When teachers, departments, and schools use writing from sources as formative assessments in History, protocols need to be followed before evaluating these assessments. Many departments or schools collaboratively grade these assessments during common planning time, or teacher professional development. This requires training evaluators in using validated rubrics before applying this knowledge to the analysis of student work. Teachers work together to identify exemplars that strongly correlate with the spectrum of work defined by the rubric.
Holistic scoring involves assigning a single score that indicates the overall quality of a text (Bang, 2012). Raters give one summary score based on their impression of a text without trying to evaluate a specific set of skills. Analytic scoring examines multiple aspects of writing (e.g., content, structure, mechanics, etc.) and assigns a score for each. This type of evaluation generates several scores useful for guiding instruction.
Broadly defined, reliability is the consistency with which an instrument/method produces measurements, while validity is the extent to which an instrument/method actually measures what it is meant to measure, or its accuracy. In testing writing rubrics, agreement rates are used to determine inter-rater reliability, where agreement is further defined as exact or adjacent scores. Exact agreement consensus rates need to be 70% or greater to be considered reliable (Stemler, 2004). Adjacent agreements within one score point should exceed 90% to indicate a good level of consistency (Jonsonn & Svingby, 2007).
I used Google Forms to have my students validate the above rubric from the Literacy Design Collaborative. I found the LDC rubric to be more student friendly than the rubric my District adapted from the Smarter Balanced consortium.
Jonsonn & Svingby (2007) analyzed 75 rubric validation studies and found (a) benchmarks are most likely to increase agreement, but they should be chosen with care since the scoring depends heavily on the benchmarks chosen to define the rubric; (b) agreement is improved by training, but training will probably never totally eliminate differences; (c) topic-specific rubrics are likely to produce more generalizable and dependable scores than generic rubrics; and (d) augmentation of the rating scale (for example so the raters can expand the number of levels using + or − signs) seems to improve certain aspects of inter-rater reliability, although not consensus agreements.
Validating a rubric with your class gives your students additional time to consider their historical writing. When they have to review more than one student’s writing, they establish a context for evaluating their own writing. Class discussions should identify exemplars of strong historical writing. Direct instruction should focus on improving examples of weak writing. Rubric validation is a much-needed historical thinking exercise. Otherwise your students may develop what educational psychologists call the Dunning-Kruger Effect.

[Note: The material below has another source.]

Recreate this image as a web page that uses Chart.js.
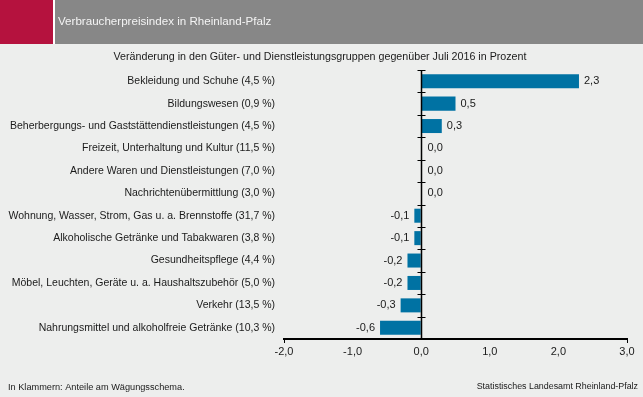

The Dunning-Kruger Effect describes a cognitive bias in which people perform poorly on a task, but lack the meta-cognitive capacity to properly evaluate their performance. As a result, such people remain unaware of their incompetence and accordingly fail to take any self- improvement measures that might rid them of their incompetence.
Bang, H. J. (N.D.) Reliability of National Writing Project’s Analytic Writing Continuum Assessment System.
Jonsson, A., & Svingby, G. (2007). The use of scoring rubrics: Reliability, validity and educational consequences. Educational Research Review, 2(2), 130-144.
Kruger, J. & Dunning, D. (1999) Unskilled and unaware of it: How difficulties in recognizing one’s own incompetence lead to inflated self-assessments. Journal of Personality and Social Psychology, Vol 77(6), Dec 1999, 1121-1134.
Stemler, S. E. (2004). A comparison of consensus, consistency, and measurement approaches to estimating interrater reliability. Practical Assessment, Research & Evaluation, 9(4).